8 thoughts on “Four Short Straws (46/80)

  1. Steve Haywood

    Hey, Craig, watch it! These comments are not going unnoticed. Pecorino cheese! Is this some.sort of code?

    Reply
    1. sandycraig2013 Post author

      Ah, do not read too much into my ramblings. As for pecorino, Fran is presently assembling that culinary delight known as a warm salad of beetroot, broad beans and pecorino cheese. And, as I think we both know, Sardinian pecorino is mightily esteemed throughout the civilised world.

      Reply
  2. Peth

    Elmer the Elephant, the childrens book from which our new Hamman takes its monika, has withstood the test of several generations thus far. While I’m not sure whether the new baths will emulate this feat, it’s good to know that Lewisham council are hedging their Stirling Prize bets by also refurbishing the Playtower in Ladywell. This is a significant local landmark, with a castellated red brick tower which also housed baths but will now be used as a community centre.

    Reply
    1. sandycraig2013 Post author

      Elmer the Elephant, what! And here I was thinking that it was something to do with Elmer Gantry. As in the anti-hero of the novel by Sinclair Lewis of a college athlete (thus the connection with a leisure centre) who tries out being a lawyer, hits the bottle, abandons the legal profession, tries lots of other things, becomes a minister and – one way or the other – is party to the downfall, injury and death of many around him. But he marries well, gets a large congregation and lives happily ever after. But Elmer the Elephant I haven’t come across. I’ll check him out. Is he any good with alligators?
      Good news that the Playtower in Ladywell is being refurbished.

      Reply
  3. Peth

    The full title is actually Elmer the Patchwork Elephant. You must purchase a copy and read to grandchildren forthwith. To quote from the oracle that is Wikipedia – Elmer is an elephant who has a colourful body, with yellow, orange, red, pink, purple, blue, green, black and white arranged as a patchwork. He has a cheerful and optimistic personality, and he loves practical jokes.
    The stories are suitable for early exploration of the themes and issues relating to the concept of diversity, as Elmer discovers that when he tries to change his appearance in order to ‘blend in’ with the other elephants, they no longer recognise him, or accept him as one of their own. This makes Elmer sad, and he experiences how it feels to be treated like an outcast, after being ostracised by his old friends. It’s only when it begins to rain, and the grey paint that Elmer has covered himself with starts to disappear, that Elmer’s ‘true colours’ are revealed, much to the surprise and delight of his friends, who preferred his multicoloured and fun loving persona. Following their happy reunion, the elephants reassure Elmer that they love him because of his differences, and not in spite of them, and they celebrate by painting themselves in multi-coloured paint, in recognition of Elmer’s unique appearance and personality.

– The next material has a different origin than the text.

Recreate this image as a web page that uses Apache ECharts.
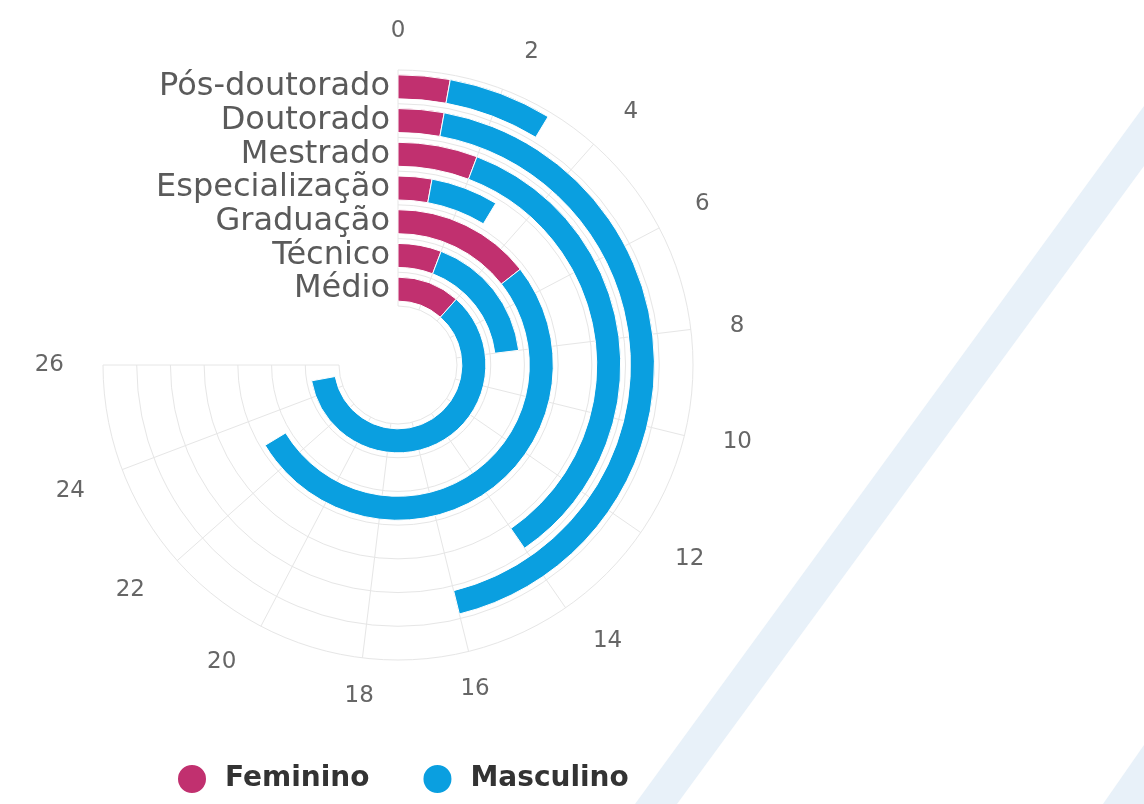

    When you see the illustration you will clearly see that Lewisham planning department have instructed the architect to subliminally underline this heartening and important message through their design.

    Reply
    1. sandycraig2013 Post author

      I will head for Sydenham Bookshop forthwith and get / order a copy. And if, subliminally or not, Lewisham planners instructed the architect accordingly then it gives a new, and delightfully creative, spin to Political Correctness.